Ensinar crianças a comer é uma tarefa inglória. É preciso admitir isso para então se resignar com a obrigação parental. Porque contemporizar leva a acochambrar. “Eu adoro cuidar da alimentação do Enzo, mas hoje vou tirar o dia para mim.” Lê-se nas entrelinhas: “Ele vai jantar um miojão”.

Não que a convivência com filhos pequenos seja desagradável, pelo contrário. Mas a missão de educar –educação alimentar inclusa– progride em andamento mais moroso do que desejaríamos. A celebração do sucesso só vem depois de uma longa série de fracassos. Como tudo na vida, aliás.
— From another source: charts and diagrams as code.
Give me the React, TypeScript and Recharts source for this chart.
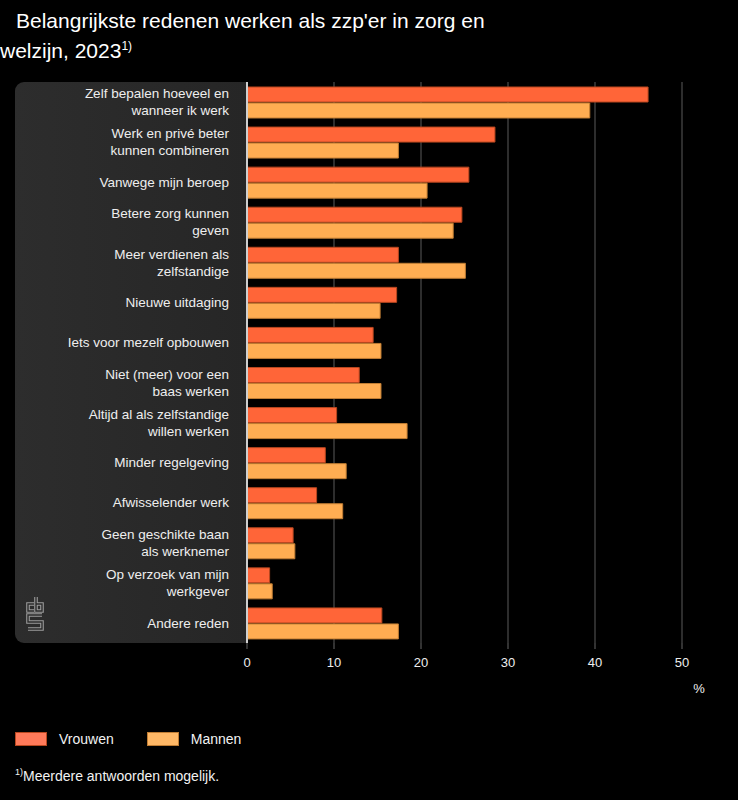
import React from 'react';
import { BarChart, Bar, XAxis, YAxis, CartesianGrid, Label } from 'recharts';

const reasons = [
  'Zelf bepalen hoeveel en\nwanneer ik werk',
  'Werk en privé beter\nkunnen combineren',
  'Vanwege mijn beroep',
  'Betere zorg kunnen\ngeven',
  'Meer verdienen als\nzelfstandige',
  'Nieuwe uitdaging',
  'Iets voor mezelf opbouwen',
  'Niet (meer) voor een\nbaas werken',
  'Altijd al als zelfstandige\nwillen werken',
  'Minder regelgeving',
  'Afwisselender werk',
  'Geen geschikte baan\nals werknemer',
  'Op verzoek van mijn\nwerkgever',
  'Andere reden',
];
const vrouwen = [46.1, 28.5, 25.5, 24.7, 17.4, 17.2, 14.5, 12.9, 10.3, 9.0, 8.0, 5.3, 2.6, 15.5];
const mannen = [39.4, 17.4, 20.7, 23.7, 25.1, 15.3, 15.4, 15.4, 18.4, 11.4, 11.0, 5.5, 2.9, 17.4];
const xTicks = [0, 10, 20, 30, 40, 50];

const series = [
  { key: 'vrouwen', name: 'Vrouwen', fill: '#ff6538', stroke: '#b8471f', swatch: '#ff7a5a' },
  { key: 'mannen', name: 'Mannen', fill: '#ffad52', stroke: '#c07d33', swatch: '#ffb866' },
];

const data = reasons.map((reason, i) => ({ reason, vrouwen: vrouwen[i], mannen: mannen[i] }));

const font = '"Liberation Sans", Arial, sans-serif';

const ReasonTick = (props: any) => {
  const { x, y, payload } = props;
  const lines = String(payload.value).split('\n');
  const lh = 17;
  const y0 = y - ((lines.length - 1) * lh) / 2;
  return (
    <text x={x} y={y0} textAnchor="end" fill="#eeeeee" fontSize={13.5} fontFamily={font}>
      {lines.map((l, i) => (
        <tspan key={i} x={x} dy={i === 0 ? '0.35em' : lh}>
          {l}
        </tspan>
      ))}
    </text>
  );
};

// cbs logo, double-line look: wide grey stroke with a thin panel-coloured stroke on top
const CbsLogo = () => {
  const d =
    'M34,604 L28,604 L28,611 L34,611 M36,597 L36,611 L42,611 L42,604 L36,604 M42,615 L28,615 L28,622 L42,622 L42,629 L28,629';
  return (
    <svg width={60} height={60} viewBox="15 585 60 60" style={{ position: 'absolute', left: 15, top: 585 }}>
      <path d={d} fill="none" stroke="#9c9c9c" strokeWidth={3.6} strokeLinejoin="miter" />
      <path d={d} fill="none" stroke="#2a2a2a" strokeWidth={1.4} strokeLinejoin="miter" />
    </svg>
  );
};

export default function App() {
  return (
    <div
      style={{
        position: 'absolute',
        left: 0,
        top: 0,
        width: 738,
        height: 800,
        background: '#000',
        fontFamily: font,
        color: '#fff',
        overflow: 'hidden',
      }}
    >
      <div style={{ position: 'absolute', left: 16, top: 9, fontSize: 21, lineHeight: '24px', whiteSpace: 'nowrap' }}>
        Belangrijkste redenen werken als zzp'er in zorg en
      </div>
      <div style={{ position: 'absolute', left: 0, top: 34, fontSize: 21, lineHeight: '24px', whiteSpace: 'nowrap' }}>
        welzijn, 2023<span style={{ fontSize: 12, verticalAlign: 8 }}>1)</span>
      </div>

      <div
        style={{
          position: 'absolute',
          left: 15,
          top: 82,
          width: 232,
          height: 561,
          background: 'linear-gradient(to right, #2d2d2d, #262626)',
          borderRadius: '9px 0 0 9px',
        }}
      />
      <CbsLogo />

      <div style={{ position: 'absolute', left: 0, top: 0 }}>
        <BarChart
          width={738}
          height={700}
          data={data}
          layout="vertical"
          margin={{ top: 82, right: 56, bottom: 27, left: 15 }}
          barSize={15}
          barGap={1}
        >
          <CartesianGrid horizontal={false} stroke="#5a5a5a" />
          <XAxis
            type="number"
            domain={[0, 50]}
            ticks={xTicks}
            axisLine={false}
            tickLine={{ stroke: '#666' }}
            tickSize={6}
            tickMargin={9}
            height={30}
            tick={{ fill: '#eeeeee', fontSize: 13, fontFamily: font }}
          >
            <Label
              content={(p: any) => (
                <text
                  x={p.viewBox.x + p.viewBox.width + 17}
                  y={p.viewBox.y + 45}
                  fill="#eeeeee"
                  fontSize={13}
                  fontFamily={font}
                  textAnchor="middle"
                  dominantBaseline="central"
                >
                  %
                </text>
              )}
            />
          </XAxis>
          <YAxis
            type="category"
            dataKey="reason"
            width={232}
            interval={0}
            axisLine={{ stroke: '#cfcfcf', strokeWidth: 2 }}
            tickLine={false}
            tickSize={0}
            tickMargin={18}
            tick={<ReasonTick />}
          />
          {series.map((s) => (
            <Bar
              key={s.key}
              dataKey={s.key}
              name={s.name}
              fill={s.fill}
              stroke={s.stroke}
              strokeWidth={1}
              isAnimationActive={false}
            />
          ))}
        </BarChart>
      </div>

      <div style={{ position: 'absolute', left: 15, top: 731, display: 'flex', alignItems: 'center', fontSize: 14 }}>
        {series.map((s) => (
          <div key={s.key} style={{ display: 'flex', alignItems: 'center', marginRight: 33 }}>
            <div
              style={{
                width: 30,
                height: 12,
                background: s.swatch,
                border: `1px solid ${s.stroke}`,
                marginRight: 12,
              }}
            />
            <span style={{ color: '#f2f2f2' }}>{s.name}</span>
          </div>
        ))}
      </div>

      <div style={{ position: 'absolute', left: 15, top: 767, fontSize: 14, color: '#f2f2f2', whiteSpace: 'nowrap' }}>
        <span style={{ fontSize: 9, verticalAlign: 6 }}>1)</span>Meerdere antwoorden mogelijk.
      </div>
    </div>
  );
}
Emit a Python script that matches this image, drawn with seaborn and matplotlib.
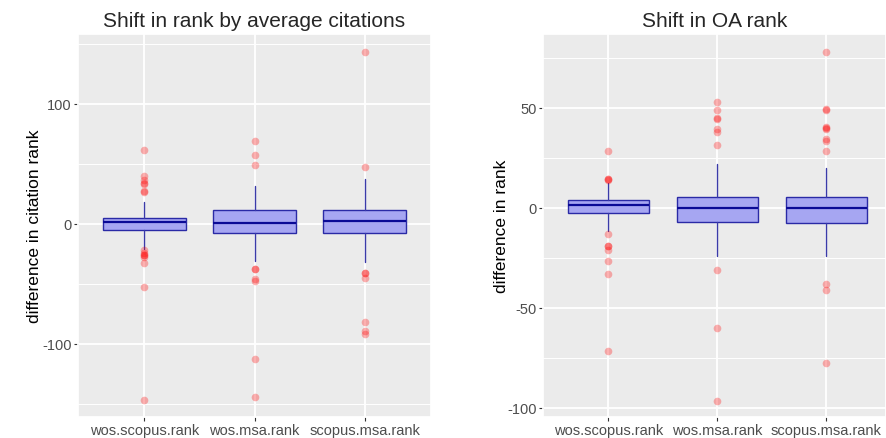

Se as vitórias vão para o álbum de família, a rotina é marcada por eventos altamente frustrantes –tanto para o educador quanto para o educando. Lidar bem com a frustração é condição irrevogável para seguir em frente.

Como avô-espectador, tenho observado essa rotina com olhar quase científico. O menino, apresentado à primeira banana da vida, não a identificou como alimento. Os estranhamentos se sucedem e se atropelam, deixando um rastro de comida espalhada pela casa.

A coisa não melhora no passar dos anos, se me lembro bem. A criança testa a paciência dos pais o tempo todo, com birras e manhas. Meu Pedro, agora com 8 anos, inventou que não gostava de frango porque viu o bicho cru, degolado e depenado numa oficina da escolinha. Eu e a mãe dele ainda nos esforçamos para demovê-lo dessa bobagem.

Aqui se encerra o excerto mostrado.